De son côté la Commission européenne se refuse à commenter plus avant le projet du commissaire à la santé, mais assure qu’en tout état de cause, l’objectif n’est qu’un « exercice de simplification visant à supprimer les charges réglementaires inutiles et à accélérer et rationaliser les procédures existantes ». « Les modifications que nous proposons ne réduiront en aucun cas le niveau élevé de protection de la santé humaine et de l’environnement dans l’Union européenne », insiste-t-on à la Commission.
La logique d’une telle réforme est que les agences réglementaires puissent alerter sur d’éventuels risques identifiés après plusieurs années d’usage d’une substance, sans besoin d’une révision des données à intervalles réguliers. La Commission serait toujours en mesure de l’interdire. « On comprend bien cette logique, mais cela signifie un transfert massif de charge, du privé vers le public, souligne Christophe Clergeau. Ce serait acceptable si le projet prévoyait d’augmenter le budget de l’EFSA [l’Autorité européenne de sécurité des aliments] de plusieurs centaines de millions d’euros et d’arroser la recherche publique de fonds pour mieux suivre les effets des pesticides actuellement sur le marché… Or, je crains que ce ne soit pas exactement l’objectif. »
Dans les faits, les industriels tardent fréquemment à remettre les données à jour en vue du renouvellement de leurs produits et la Commission prend alors des actes d’exécution – l’analogue européen des décrets en droit français – pour en prolonger l’autorisation, parfois pour de longues durées, après l’expiration de son homologation. Cette pratique de l’exécutif bruxellois a été attaquée par plusieurs associations devant le tribunal de l’Union européenne.

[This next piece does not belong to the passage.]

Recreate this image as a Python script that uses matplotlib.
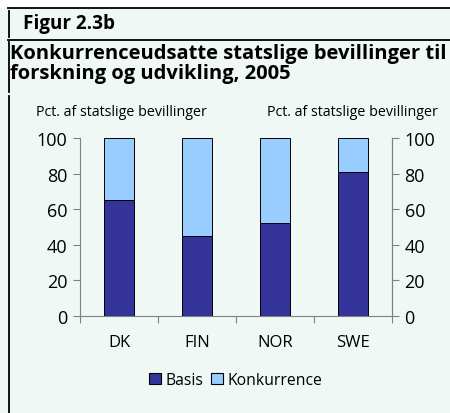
import matplotlib
matplotlib.use("Agg")
import matplotlib.pyplot as plt
from matplotlib.patches import Patch
from matplotlib.lines import Line2D

categories = ["DK", "FIN", "NOR", "SWE"]
basis = [65, 45, 52, 81]
konkurrence = [35, 55, 48, 19]
yticks = [0, 20, 40, 60, 80, 100]

BG = "#eff8f5"
DARK = "#333399"
LIGHT = "#99ccff"
AX = "#808080"
FONT = "Open Sans"

plt.rcParams["font.family"] = [FONT, "DejaVu Sans"]

fig = plt.figure(figsize=(4.5, 4.14), dpi=100)
fig.patch.set_facecolor(BG)

W, H = 450, 414
def fx(x): return x / W
def fy(y): return 1 - y / H

# white strip above top line
fig.patches.append(plt.Rectangle((0, fy(9)), 1, 1 - fy(9), transform=fig.transFigure,
                                 facecolor="white", edgecolor="none", zorder=0))
# frame lines
fig.add_artist(Line2D([fx(8), 1], [fy(9), fy(9)], color="black", lw=1.3, transform=fig.transFigure))
fig.add_artist(Line2D([fx(8), 1], [fy(40.5), fy(40.5)], color="black", lw=1.3, transform=fig.transFigure))
for y0, y1 in [(12, 38), (43, 93), (97, 414)]:
    fig.add_artist(Line2D([fx(9), fx(9)], [fy(y0), fy(y1)], color="black", lw=1.3, transform=fig.transFigure))

fig.text(fx(23), fy(24), "Figur 2.3b", fontsize=13.6, fontweight="bold", ha="left", va="center")
fig.text(fx(10), fy(54), "Konkurrenceudsatte statslige bevillinger til", fontsize=14.5,
         fontweight="bold", ha="left", va="center")
fig.text(fx(10), fy(74), "forskning og udvikling, 2005", fontsize=14.5,
         fontweight="bold", ha="left", va="center")

ax = fig.add_axes([fx(80), fy(317), fx(392) - fx(80), fy(139) - fy(317)])
ax.set_facecolor(BG)
x = range(len(categories))
ax.bar(x, basis, width=0.385, color=DARK, edgecolor="black", linewidth=0.7, label="Basis", zorder=3)
ax.bar(x, konkurrence, width=0.385, bottom=basis, color=LIGHT, edgecolor="black", linewidth=0.7,
       label="Konkurrence", zorder=3)
ax.set_xlim(-0.5, 3.5)
ax.set_ylim(0, 100)
ax.set_yticks(yticks)
ax.set_xticks(list(x))
ax.set_xticklabels(categories, fontsize=12)
ax.tick_params(axis="x", length=0, pad=13)
ax.set_xticks([-0.5, 0.5, 1.5, 2.5, 3.5], minor=True)
ax.tick_params(axis="x", which="minor", length=5, color=AX, width=0.8)
ax.tick_params(axis="y", length=5, color=AX, width=0.8, labelsize=13, pad=4)
for s in ["top"]:
    ax.spines[s].set_visible(False)
for s in ["left", "right", "bottom"]:
    ax.spines[s].set_color(AX)
    ax.spines[s].set_linewidth(0.8)

ax2 = ax.twinx()
ax2.set_ylim(0, 100)
ax2.set_yticks(yticks)
ax2.tick_params(axis="y", length=5, color=AX, width=0.8, labelsize=13, pad=4)
for s in ["top", "left", "bottom"]:
    ax2.spines[s].set_visible(False)
ax2.spines["right"].set_color(AX)
ax2.spines["right"].set_linewidth(0.8)

fig.text(fx(36), fy(113), "Pct. af statslige bevillinger", fontsize=10.3, ha="left", va="center")
fig.text(fx(438), fy(113), "Pct. af statslige bevillinger", fontsize=10.3, ha="right", va="center")

handles = [Patch(facecolor=DARK, edgecolor="black", linewidth=0.8, label="Basis"),
           Patch(facecolor=LIGHT, edgecolor="black", linewidth=0.8, label="Konkurrence")]
fig.legend(handles=handles, loc="center", bbox_to_anchor=(fx(236), fy(381)), ncol=2, frameon=False,
           fontsize=11.3, handlelength=0.75, handleheight=0.75, handletextpad=0.3, columnspacing=0.5)

fig.savefig("out.png", dpi=100, facecolor=BG)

Dans une série d’arrêts rendus mercredi 19 novembre, la haute juridiction fait droit à leur recours et précise que « la prolongation temporaire d’approbation des substances actives ne peut être appliquée de manière automatique ou systématique ». « La prolongation de l’approbation d’une substance active revêt un caractère provisoire et exceptionnel », précise le tribunal. Au regard de la proposition de simplification du commissaire, elle pourrait, au contraire, devenir une norme réglementaire.